The US Fed held steady on interest rates and rebuffed market’s fears of an inflation spiral. Powell and other members of the rate-setting panel stuck to their stance of no interest rate hikes till the end of 2023 and said that any inflation spike in the coming months will be transient.
To back its determination to keep monetary policy accommodative, the US Fed also hiked the limit for overnight reverse repo auction exposure to $80 billion from $30 billion earlier to assuage the mayhem in the US Treasury bond market.
Yet the market does not seem convinced.
Sensex has now sunk over 2,300 points in five sessions and is inching closer towards its first technical correction since the crash of last March caused by the COVID-19 pandemic.
Here are the major factors driving the skittishness in Indian equity market:
Bond market revolt
The US 10-year Treasury bond yield surged to as high as 1.72 per cent earlier today despite the dovish tone of the US Federal Reserve in what can be termed as a revolt by bond traders against the Fed’s policy stance. Money managers have suggested that a spike in US 10-year bond yields to 2 per cent will unleash chaos in global financial markets that are anyways quoting rich valuations.
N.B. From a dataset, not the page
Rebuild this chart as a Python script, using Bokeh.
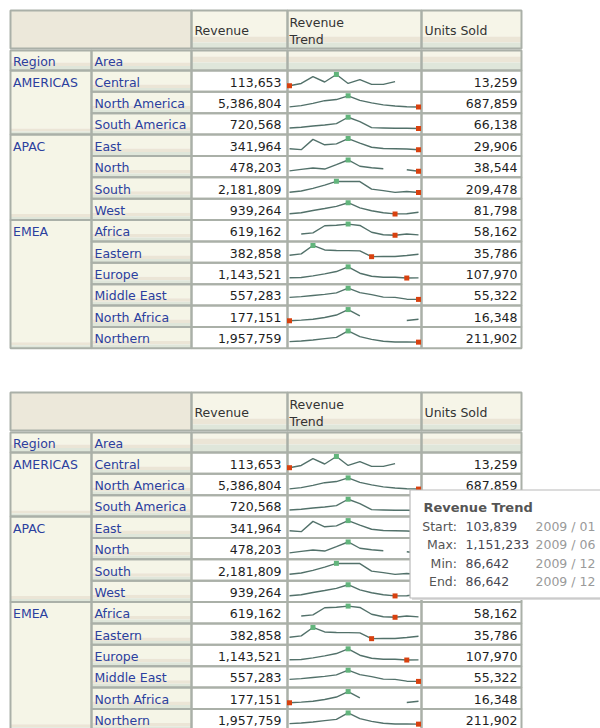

The tantrum in the US bond market was also reflected in the Indian market as well as the 10-year government bond yields surged past the crucial psychological level of 6.2 per cent.
Second wave fears
The surging COVID-19 cases around the country has sparked fears of a second wave of the pandemic hitting India in the coming weeks that may hamper the recovery of the economy from its first-ever technical recession in several decades. Comments by politicians about localised lockdown will hurt mobility and may force investors to downgrade their earnings and growth expectations in the coming days.
Vaccine frustration
Reports that a significant amount of COVID-19 vaccinations in India may be wasted due to lower off-take and a slower-than-expected rollout by the government has also sparked concerns that the country may not be able to achieve herd immunity as soon as expected earlier. Nomura said that it expects 30 per cent of India’s population to be inoculated by 2021-end, but at current pace of vaccination the phase-1 rollout may not be finished till next year.
Margins concerns
The surging commodity prices across the world as captured in the Wholesale Price Inflation in February has resulted in analysts cautioning investors that operating margins of companies may come under pressure as moderate demand conditions inhibit price increases in several sectors. Surging product prices at a time when demand is yet to fully recover from the COVID-19 shock will undermine corporate profits going ahead, said analysts.